Almost eclipsed by the 2017 Academy Awards, but under the “dirty bird” skies of Atlanta, time stopped. The air thickened with two men in a pit, but only one would see the light of day. This event was the first contested Democratic National Committee chair election since 1985, and for many, predictably, not the last. In the second round, Tom Perez emerged as chairman, winning 8 percent more votes than Keith Ellison. Noticing the rancor in the air, Perez moved swiftly, motioning to suspend the rules and appoint Ellison as the deputy chair of the DNC. As they shook hands and hugged, I couldn’t help but be reminded of the staged wrestling matches my younger brother and I watched as children. As my brother would scream with excitement, I would remind him, it’s only a show.
“We don’t have the luxury to walk out of this room divided,” declared Ellison as Perez followed. “They will ask where were you in 2017 when we had the worst president in the history of the U.S?”
Who in the Black community will remember this DNC 2017 match?
According to the 2014 U.S. Census Bureau ACS study, the highest poverty rates, 46 percent, are for Black families with children, an increase from 34 percent in 2000. The Bureau of Labor Statistics shows that in the fourth quarter of 2016, the unemployment rate for Blacks over 21 years of age fell to 7.3 percent.
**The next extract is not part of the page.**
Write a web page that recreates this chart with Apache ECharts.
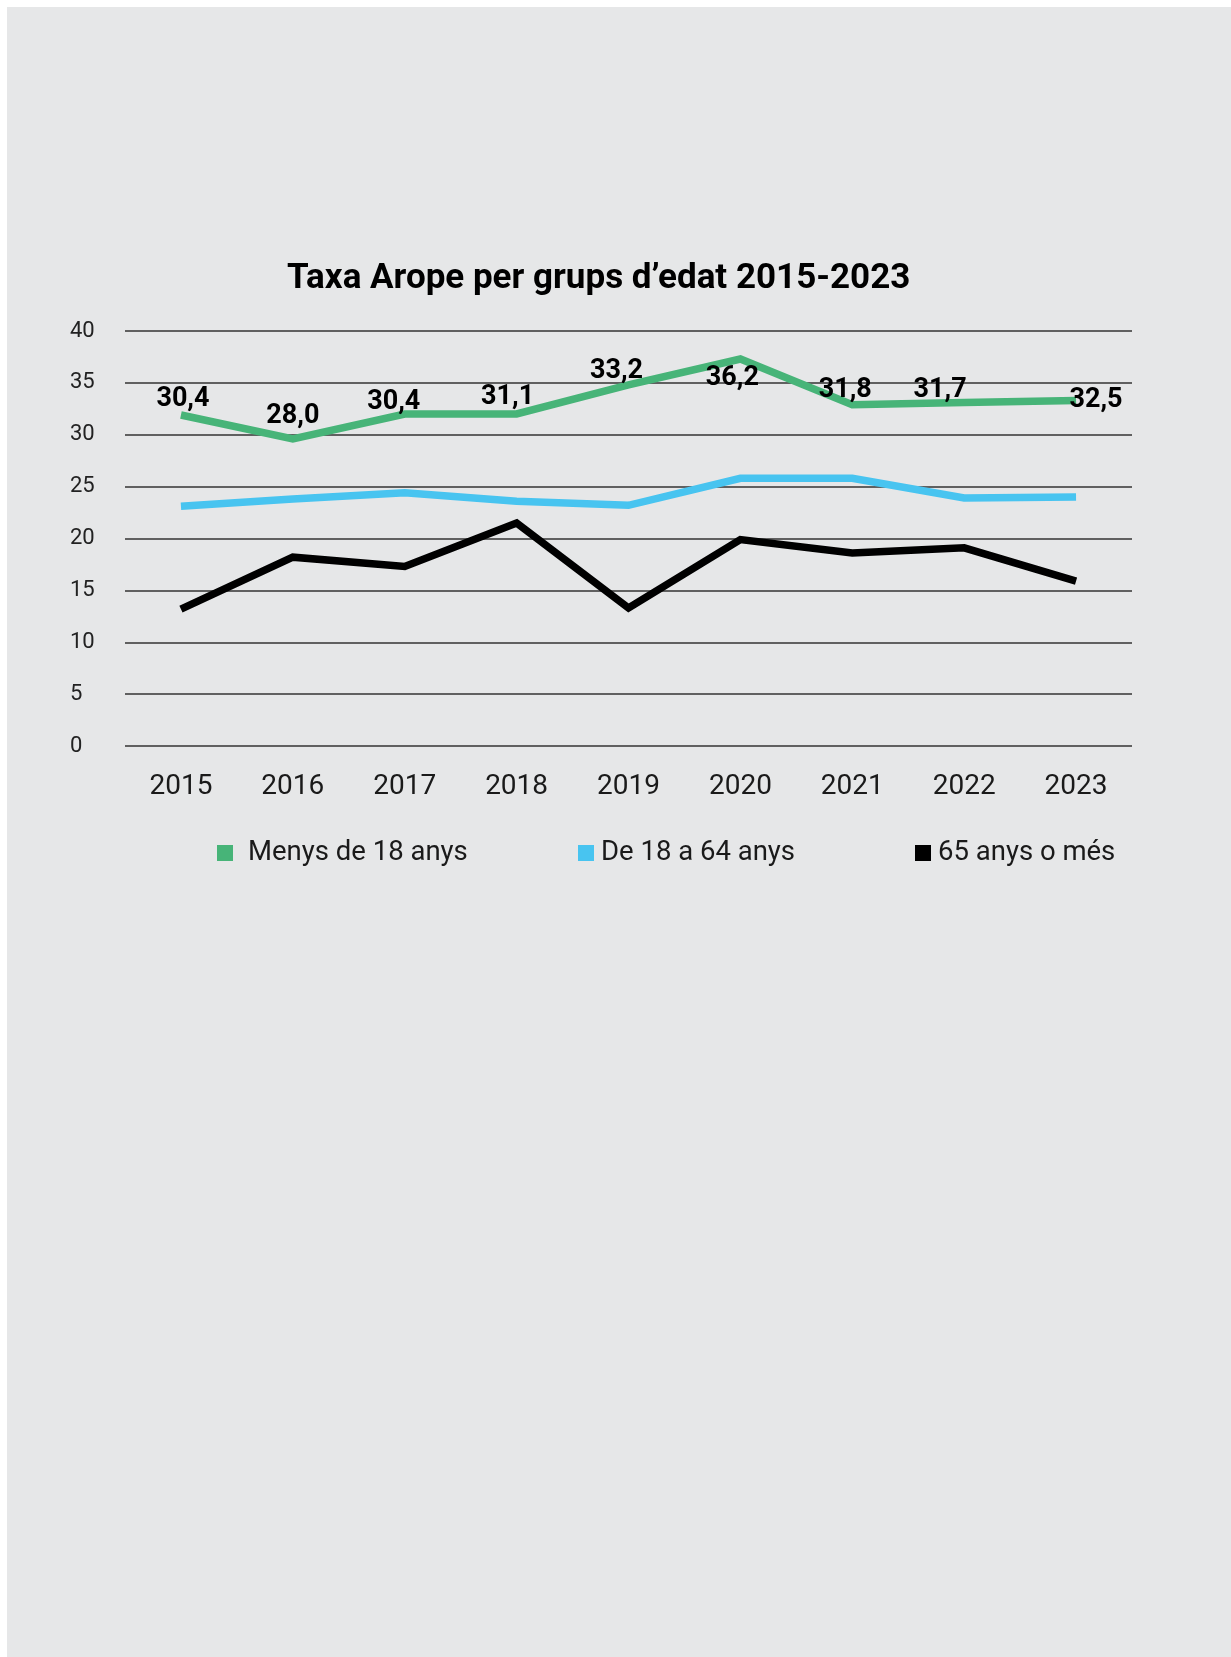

But from the public housing of Harlem to the streets of Chicago, many would argue the true unemployment rate is much higher in the Black community, and those jobs that are available seldom lift anyone out of poverty. Not to mention the escalated tension between police and the Black community: Eric Garner took his last breath at the hand of the New York City police, trying to provide food for his family.
I wonder, as the new DNC leadership spout words such as inclusiveness and progressive agendas, does that include progressive economic policies for disenfranchised Black and Brown communities? Policies such as advocating for more opportunities for minority- and women-owned businesses enterprises and working with the MWBEs to create jobs in their communities, so we don’t have to lose another Eric Garner. Or do inclusiveness and progressive agendas not apply to economics?
As Queens Congresswoman Grace Meng and Bronx Assemblyman Michael Blake won their bids for DNC vice chairs and now join Perez’s administration, I am cautious but hopeful. Both Meng and Blake know this issue firsthand and could support Perez in executing a true progressive agenda, but only if the DNC means what it says.
Either way, four years go by fast, and the real Black community will either be in the room with the DNC or watching the match on television.